Douay-Rheims explains.
[26] If I beheld the sun: If I behold the sun and moon with admiration, knowing them to be created and governed by the power of God, I call on my adversaries to produce any thing against me, whereby I could be charged with worshiping the sun or moon.
Rawsky also cites an illumination of sun and moon as "the cosmos and its sorrow": the idea of sorrow fits the PMB Moon card, but the sun card is not the cosmos. I would think the ascended Virgin as imaged by the Moon and the ascended Christ by the Sun might be a possibility. Christ as the Sun would fit the Charles VI and BAR Sun (if we see the lady with the distaff as Clotho, the Fate that cuts the thread of life), but not these decks' Moon. The BAR's Star card also fits, as it seems to depict the three wise men looking at the Star of Bethlehem.

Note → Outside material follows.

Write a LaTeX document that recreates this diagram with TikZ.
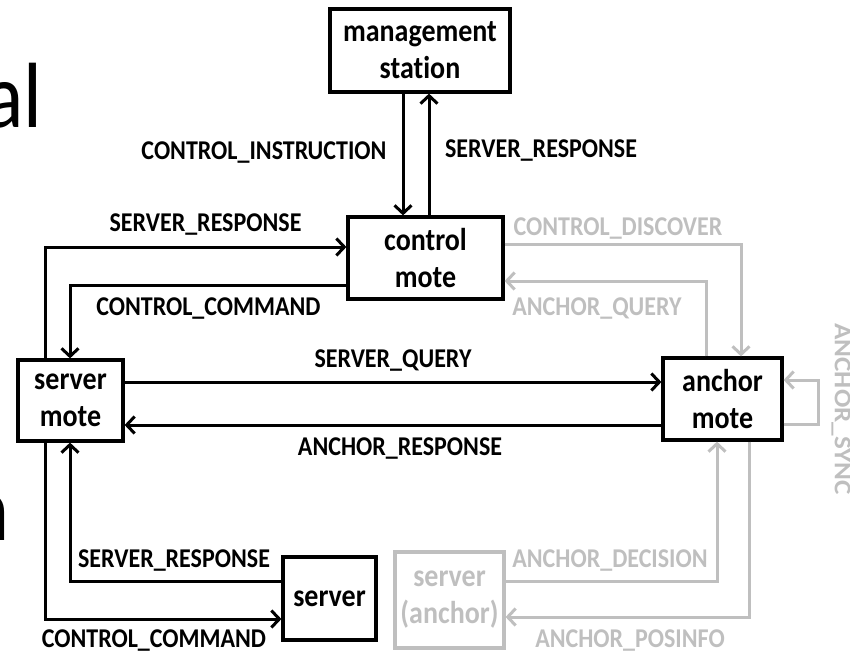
\documentclass[tikz,border=0pt]{standalone}
\usepackage{fontspec}
\setmainfont{Carlito}[Ligatures=NoCommon]
\usetikzlibrary{arrows.meta}
\definecolor{lgray}{RGB}{191,191,191}
\newcommand{\vst}[1]{\scalebox{1}[1.13]{#1}}
\newcommand{\hst}[1]{\scalebox{1.13}[1]{#1}}
\begin{document}
\begin{tikzpicture}[x=1pt,y=-1pt,
  box/.style={draw, line width=3.2pt, inner sep=0pt, font=\fontsize{28}{37}\selectfont\bfseries, align=center},
  lbl/.style={font=\fontsize{24}{28}\selectfont\bfseries, inner sep=0pt, anchor=base},
  conn/.style={line width=3pt, -{Straight Barb[length=8pt,width=17pt,line width=3pt]}},
  gr/.style={draw=lgray, text=lgray},
  big/.style={font=\fontsize{82}{90}\selectfont, inner sep=0pt, anchor=base west}]
\useasboundingbox (0,0) rectangle (850,652);

% partial slide text
\node[big] (al) at (-16,128) {\vst{al}};
\node[big] (nn) at (-34,540) {\vst{n}};

% boxes
\node[box, minimum width=180pt, minimum height=83pt] (mgmt) at (420,50.5) {\vst{management}\\\vst{station}};
\node[box, minimum width=155pt, minimum height=82pt] (ctrl) at (425.5,258) {\vst{control}\\\vst{mote}};
\node[box, minimum width=105pt, minimum height=81pt] (smote) at (70.5,400.5) {\vst{server}\\\vst{mote}};
\node[box, minimum width=119pt, minimum height=82pt] (amote) at (722.5,399) {\vst{anchor}\\\vst{mote}};
\node[box, minimum width=93pt, minimum height=83pt] (srv) at (329.5,598.5) {\vst{server}};
\node[box, gr, minimum width=109pt, minimum height=96pt] (sanc) at (449.5,600) {\vst{server}\\\vst{(anchor)}};

% helper coordinates
\coordinate (xa) at (403,0);
\coordinate (xb) at (429,0);
\coordinate (xl1) at (45,0);
\coordinate (xl2) at (70,0);
\coordinate (xcd) at (741,0);
\coordinate (xaq) at (706,0);
\coordinate (xsync) at (818,0);
\coordinate (xad) at (717,0);
\coordinate (xap) at (749,0);
\coordinate (ysr) at (0,247);
\coordinate (ycc) at (0,285);
\coordinate (ysq) at (0,382);
\coordinate (yar) at (0,425);
\coordinate (ycd) at (0,244);
\coordinate (yaq) at (0,281);
\coordinate (ys1) at (0,380);
\coordinate (ys2) at (0,424);
\coordinate (ysrb) at (0,581);
\coordinate (yccb) at (0,619);
\coordinate (yadb) at (0,581);
\coordinate (yapb) at (0,617);

% black connectors
\draw[conn] (xa |- mgmt.south) -- (xa |- ctrl.north);
\draw[conn] (xb |- ctrl.north) -- (xb |- mgmt.south);
\draw[conn] (xl1 |- smote.north) -- (xl1 |- ysr) -- (ysr -| ctrl.west);
\draw[conn] (ycc -| ctrl.west) -- (xl2 |- ycc) -- (xl2 |- smote.north);
\draw[conn] (ysq -| smote.east) -- (ysq -| amote.west);
\draw[conn] (yar -| amote.west) -- (yar -| smote.east);
\draw[conn] (ysrb -| srv.west) -- (xl2 |- ysrb) -- (xl2 |- smote.south);
\draw[conn] (xl1 |- smote.south) -- (xl1 |- yccb) -- (yccb -| srv.west);

% gray connectors
\draw[conn, lgray] (ycd -| ctrl.east) -- (xcd |- ycd) -- (xcd |- amote.north);
\draw[conn, lgray] (xaq |- amote.north) -- (xaq |- yaq) -- (yaq -| ctrl.east);
\draw[conn, lgray] (ys2 -| amote.east) -- (xsync |- ys2) -- (xsync |- ys1) -- (ys1 -| amote.east);
\draw[conn, lgray] (yadb -| sanc.east) -- (xad |- yadb) -- (xad |- amote.south);
\draw[conn, lgray] (xap |- amote.south) -- (xap |- yapb) -- (yapb -| sanc.east);

% labels
\node[lbl] (l1) at (264,160) {\vst{CONTROL\_INSTRUCTION}};
\node[lbl] (l2) at (541,158) {\vst{SERVER\_RESPONSE}};
\node[lbl] (l3) at (205.5,232) {\vst{SERVER\_RESPONSE}};
\node[lbl] (l4) at (208.5,315) {\vst{CONTROL\_COMMAND}};
\node[lbl] (l5) at (393,367) {\vst{SERVER\_QUERY}};
\node[lbl] (l6) at (400,455) {\vst{ANCHOR\_RESPONSE}};
\node[lbl] (l7) at (174,567) {\vst{SERVER\_RESPONSE}};
\node[lbl] (l8) at (154,647) {\vst{CONTROL\_COMMAND}};
\node[lbl, lgray] (g1) at (618,235) {\vst{CONTROL\_DISCOVER}};
\node[lbl, lgray] (g2) at (597,315) {\vst{ANCHOR\_QUERY}};
\node[lbl, lgray] (g3) at (610,567) {\vst{ANCHOR\_DECISION}};
\node[lbl, lgray] (g4) at (630,647) {\vst{ANCHOR\_POSINFO}};
\node[lbl, lgray, anchor=center, rotate=-90] (g5) at (841,409) {\hst{ANCHOR\_SYNC}};
\end{tikzpicture}
\end{document}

The PMB's Moon card only partly fits this interpretation. Her sorrowful look is that, sometimes depicted in Renaissance Madonnas, of Mary unconsciously knowing her child's fate. Yet the bridle, the symbol of restrained lust, does not fit the Virgin's innate purity, and is certainly not something the Virgin was ever depicted being sorrowful about.. And the child with the Sun does not look much like the Christ child. I suspect that other infuences are at work. The PMB Sun and Moon, like the other 4 second-artist cards, are in my opinion very late. Ross (
http://www.trionfi.com/0/i/r/11.html) has shown how the PMB Fortitude card derives from a manuscript by Petrus Bonus. That manuscript was the basis for the decan images at the Schifanoia (as Ross observes), working on which, 1469-1470, is where I think Benedetto Bembo would have picked up his frequently cited Ferrarese influences. You will note Ross's dating of the card, c. 1475. In the late 1460s or early 1470s (or even the late 1460s) there might have been input from Filelfo's studies of Proclus (the relevant text verified from the inventory of his books) and the Chaldean Oracles, or, in Florence, Ficino's studies of the same texts. I have developed this point elsewhere, in the Plethon thread on Aeclectic.

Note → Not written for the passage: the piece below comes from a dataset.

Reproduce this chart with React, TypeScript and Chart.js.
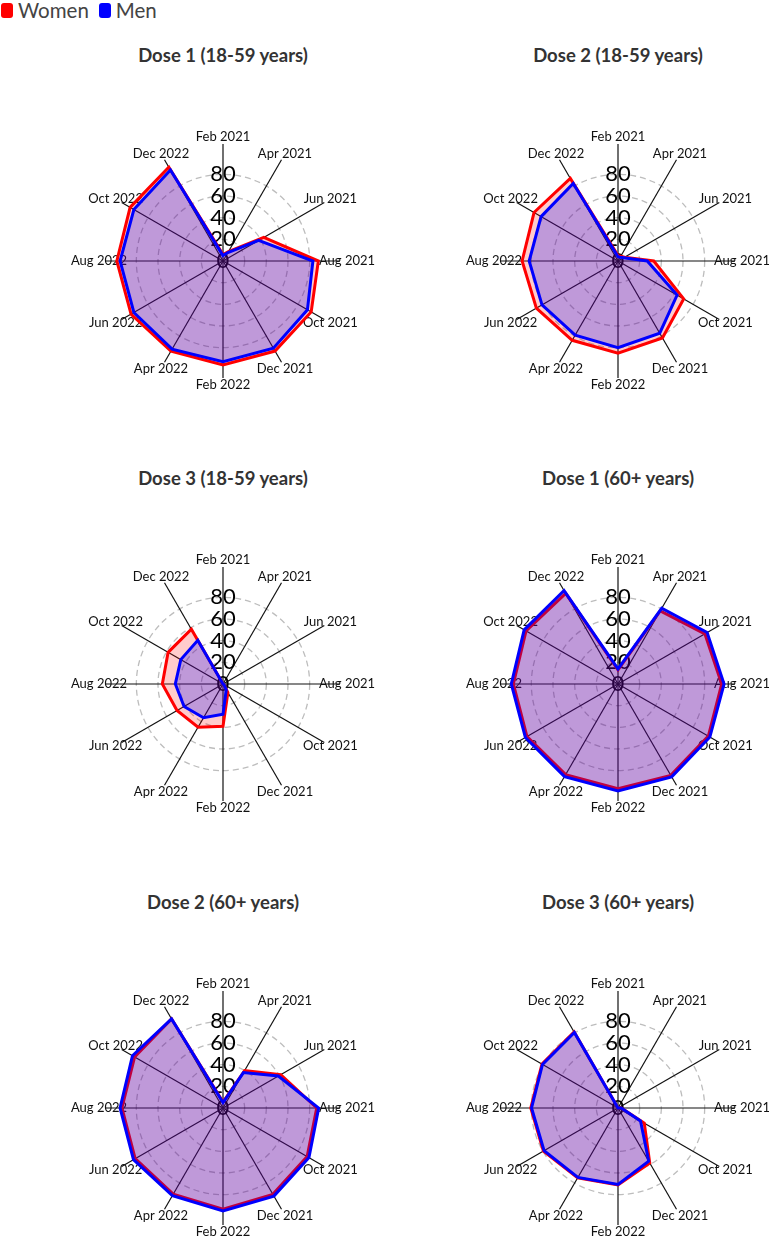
import React, { useEffect, useRef } from "react";
import Chart from "chart.js/auto";

const months = [
  "Feb 2021",
  "Apr 2021",
  "Jun 2021",
  "Aug 2021",
  "Oct 2021",
  "Dec 2021",
  "Feb 2022",
  "Apr 2022",
  "Jun 2022",
  "Aug 2022",
  "Oct 2022",
  "Dec 2022",
];
const radialTicks = [20, 40, 60, 80];
const radialMax = 108;

// coverage values (%) read per month
const dose1YoungWomen = [6, 10, 43.5, 88, 94, 96, 96, 96, 98, 98, 99, 100];
const dose1YoungMen = [5, 9, 38, 83, 90, 93, 93, 94, 95, 95, 95, 97];
const dose2YoungWomen = [5, 5, 7, 33, 70, 82, 85, 84.5, 87, 88.5, 89.5, 88];
const dose2YoungMen = [4, 4, 6, 27, 63, 77, 80, 79, 81, 82, 82, 82.7];
const dose3YoungWomen = [0, 0, 0, 0, 1, 9, 39, 46, 49, 56, 58.5, 58.4];
const dose3YoungMen = [0, 0, 0, 0, 1, 6, 28, 36, 41.5, 44, 45, 46.5];
const dose1OldWomen = [13, 78, 92.6, 95.7, 96.3, 97.4, 96.6, 96.6, 97, 96.6, 98, 96.6];
const dose1OldMen = [14, 80.7, 95, 97.9, 97.9, 99, 98.8, 98.7, 98.7, 98.5, 100, 99.6];
const dose2OldWomen = [5.5, 40, 61.5, 86.5, 89.7, 92, 93.3, 91.9, 93.6, 93.3, 94.2, 95];
const dose2OldMen = [5, 37.7, 59, 88.3, 91.6, 93.9, 95, 93.4, 95.4, 95, 96.5, 95];
const dose3OldWomen = [0, 0, 0, 3, 28, 58.6, 71, 74.5, 79.5, 80.5, 81, 81];
const dose3OldMen = [0, 0, 0, 3, 24, 56.7, 70.6, 74, 78.8, 79.8, 80.5, 80.5];

const FONT = "Lato";

// month labels centred on each spoke, plus the "0" at the centre
const outerLabels = {
  id: "outerLabels",
  beforeDatasetsDraw(chart: any) {
    const scale = chart.scales.r;
    const ctx = chart.ctx;
    ctx.save();
    ctx.textAlign = "center";
    ctx.textBaseline = "middle";
    ctx.fillStyle = "#111";
    ctx.font = `13px ${FONT}`;
    months.forEach((m, i) => {
      const p = scale.getPointPosition(i, scale.drawingArea + 7);
      ctx.fillText(m, p.x, p.y);
    });
    ctx.fillStyle = "#000";
    ctx.font = `22px ${FONT}`;
    ctx.fillText("0", scale.xCenter, scale.yCenter);
    ctx.restore();
  },
};

interface PanelProps {
  title: string;
  women: number[];
  men: number[];
  cx: number;
  cy: number;
}

const RadarPanel: React.FC<PanelProps> = ({ title, women, men, cx, cy }) => {
  const canvasRef = useRef<HTMLCanvasElement>(null);

  useEffect(() => {
    if (!canvasRef.current) return;
    const chart = new Chart(canvasRef.current, {
      type: "radar",
      data: {
        labels: months,
        datasets: [
          {
            label: "Women",
            data: women,
            borderColor: "#ff0000",
            backgroundColor: "rgba(255,0,0,0.2)",
            borderWidth: 3,
            fill: true,
            order: 2,
          },
          {
            label: "Men",
            data: men,
            borderColor: "#0000ff",
            backgroundColor: "rgba(0,0,255,0.25)",
            borderWidth: 3,
            fill: true,
            order: 1,
          },
        ],
      },
      options: {
        responsive: false,
        animation: false,
        layout: { padding: { left: 30, right: 30, top: 20, bottom: 20 } },
        elements: { point: { radius: 0 }, line: { tension: 0 } },
        plugins: { legend: { display: false }, tooltip: { enabled: false } },
        scales: {
          r: {
            min: 0,
            max: radialMax,
            angleLines: { color: "#111", lineWidth: 1.2 },
            grid: {
              circular: true,
              color: "#bdbdbd",
              lineWidth: (c: any) => (radialTicks.includes(c.tick?.value) ? 1.3 : 0),
            },
            border: { dash: [6, 4] },
            pointLabels: { display: false },
            ticks: {
              stepSize: 20,
              showLabelBackdrop: false,
              color: "#000",
              font: { family: FONT, size: 22 },
              callback: (v: any) => (radialTicks.includes(v) ? String(v) : ""),
            },
          },
        },
      },
      plugins: [outerLabels],
    });
    return () => chart.destroy();
  }, [women, men]);

  return (
    <>
      <div
        style={{
          position: "absolute",
          left: cx - 150,
          top: cy - 216,
          width: 300,
          textAlign: "center",
          font: `bold 18.5px ${FONT}`,
          lineHeight: "20px",
          color: "#333",
        }}
      >
        {title}
      </div>
      <canvas
        ref={canvasRef}
        width={320}
        height={300}
        style={{ position: "absolute", left: cx - 160, top: cy - 150, width: 320, height: 300 }}
      />
    </>
  );
};

const legendItem = (color: string, text: string) => (
  <span style={{ display: "inline-flex", alignItems: "center", marginRight: 10 }}>
    <span
      style={{
        display: "inline-block",
        width: 12,
        height: 15,
        borderRadius: 3,
        background: color,
        marginRight: 5,
      }}
    />
    {text}
  </span>
);

export default function App() {
  return (
    <div
      style={{
        position: "fixed",
        left: 0,
        top: 0,
        width: 769,
        height: 1239,
        background: "#fff",
        overflow: "hidden",
      }}
    >
      <div
        style={{
          position: "absolute",
          left: 1,
          top: -1,
          font: `20.5px ${FONT}`,
          color: "#444",
          lineHeight: "23px",
          display: "flex",
        }}
      >
        {legendItem("#ff0000", "Women")}
        {legendItem("#0000ff", "Men")}
      </div>
      <RadarPanel title="Dose 1 (18-59 years)" women={dose1YoungWomen} men={dose1YoungMen} cx={223} cy={261} />
      <RadarPanel title="Dose 2 (18-59 years)" women={dose2YoungWomen} men={dose2YoungMen} cx={618} cy={261} />
      <RadarPanel title="Dose 3 (18-59 years)" women={dose3YoungWomen} men={dose3YoungMen} cx={223} cy={684} />
      <RadarPanel title="Dose 1 (60+ years)" women={dose1OldWomen} men={dose1OldMen} cx={618} cy={684} />
      <RadarPanel title="Dose 2 (60+ years)" women={dose2OldWomen} men={dose2OldMen} cx={223} cy={1108} />
      <RadarPanel title="Dose 3 (60+ years)" women={dose3OldWomen} men={dose3OldMen} cx={618} cy={1108} />
    </div>
  );
}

In addition, I think the passage in Revelation about "the bright and morning star" could be cited, in a general way, and also the brightness of the New Jerusalem, greater than the sun. In that general way, the celestials are firstly representatives of the Triumph of Time. And second, as preparing the way for the Triumph of Eternity, through representing the Star of Bethlehem, the Virgin Mary, and the Christ, also anticipating the events of the Apocalypse. This interpretation fits the BAR best (2 cards) but also the PMB (in a general way, with some changes between first artist and second). The Moon card, while clearly representing Time, is harder to place in this "anticipation of Eternity" framework than the Star card, except by postulating an earlier "Virgin Mary" themed card now lost. The same is true for the Sun card, as Christ.

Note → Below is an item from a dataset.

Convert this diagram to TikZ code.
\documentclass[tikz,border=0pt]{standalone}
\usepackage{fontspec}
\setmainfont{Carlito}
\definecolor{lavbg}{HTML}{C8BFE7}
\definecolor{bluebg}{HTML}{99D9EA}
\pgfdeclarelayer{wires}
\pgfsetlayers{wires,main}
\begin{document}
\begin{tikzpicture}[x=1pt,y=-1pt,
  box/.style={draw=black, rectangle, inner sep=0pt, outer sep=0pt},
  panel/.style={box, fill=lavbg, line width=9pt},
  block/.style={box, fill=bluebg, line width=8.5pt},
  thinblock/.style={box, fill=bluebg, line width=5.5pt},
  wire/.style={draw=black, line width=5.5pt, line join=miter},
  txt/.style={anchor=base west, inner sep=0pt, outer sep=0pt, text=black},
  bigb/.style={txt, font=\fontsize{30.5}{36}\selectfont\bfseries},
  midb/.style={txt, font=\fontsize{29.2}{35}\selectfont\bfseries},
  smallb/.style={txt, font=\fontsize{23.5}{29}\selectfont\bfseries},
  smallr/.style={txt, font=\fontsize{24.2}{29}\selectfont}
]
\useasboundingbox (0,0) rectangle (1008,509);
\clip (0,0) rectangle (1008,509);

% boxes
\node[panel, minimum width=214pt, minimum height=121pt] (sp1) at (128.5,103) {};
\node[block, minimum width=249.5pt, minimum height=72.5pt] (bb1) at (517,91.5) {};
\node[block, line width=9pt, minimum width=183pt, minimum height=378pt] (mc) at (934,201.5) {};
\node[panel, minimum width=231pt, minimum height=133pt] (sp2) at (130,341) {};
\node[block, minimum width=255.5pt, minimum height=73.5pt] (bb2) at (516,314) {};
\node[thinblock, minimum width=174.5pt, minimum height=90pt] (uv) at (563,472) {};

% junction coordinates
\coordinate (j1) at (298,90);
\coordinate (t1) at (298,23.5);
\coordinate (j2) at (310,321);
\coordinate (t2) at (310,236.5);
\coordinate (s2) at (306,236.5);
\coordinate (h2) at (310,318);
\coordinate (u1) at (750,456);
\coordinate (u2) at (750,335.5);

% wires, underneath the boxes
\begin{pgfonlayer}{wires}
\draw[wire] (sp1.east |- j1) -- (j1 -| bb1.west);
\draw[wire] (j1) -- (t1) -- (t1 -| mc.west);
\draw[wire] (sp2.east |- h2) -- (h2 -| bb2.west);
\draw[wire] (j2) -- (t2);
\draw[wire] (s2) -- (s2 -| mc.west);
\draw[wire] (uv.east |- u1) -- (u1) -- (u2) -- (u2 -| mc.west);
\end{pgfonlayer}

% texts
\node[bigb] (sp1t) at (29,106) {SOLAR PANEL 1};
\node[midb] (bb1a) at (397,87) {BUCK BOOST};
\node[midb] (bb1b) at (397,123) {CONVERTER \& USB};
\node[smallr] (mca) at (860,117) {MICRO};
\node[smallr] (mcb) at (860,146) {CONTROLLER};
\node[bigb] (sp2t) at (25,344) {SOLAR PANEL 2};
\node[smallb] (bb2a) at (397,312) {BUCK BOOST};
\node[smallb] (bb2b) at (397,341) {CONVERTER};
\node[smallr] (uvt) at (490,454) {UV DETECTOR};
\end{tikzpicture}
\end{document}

If the celestials represent Time, what does that do to my hypothesis that the Hermit represented Time in the CY-type? I am not sure. One possibility is that in expanding the deck, three cards were seen as better than one, and with more potential for a Christian message. So the Hermit was simply moved to an earlier place in the deck, losing his association to Time and, little by little, even his hourglass. Another possibility is that there never was a Hermit in the CY-type (I mean, c. 1440), or that there were both a Hermit and at least one of the Celestials. The Sun has the most associations to Time of the three. I visualize a card with just a big sun on it, as we do see in an odd Sun card that appears separate from any deck, or perhaps something like the BAR and Charles VI, which shows the triumph over fate and hence anticipates the triumph of eternity.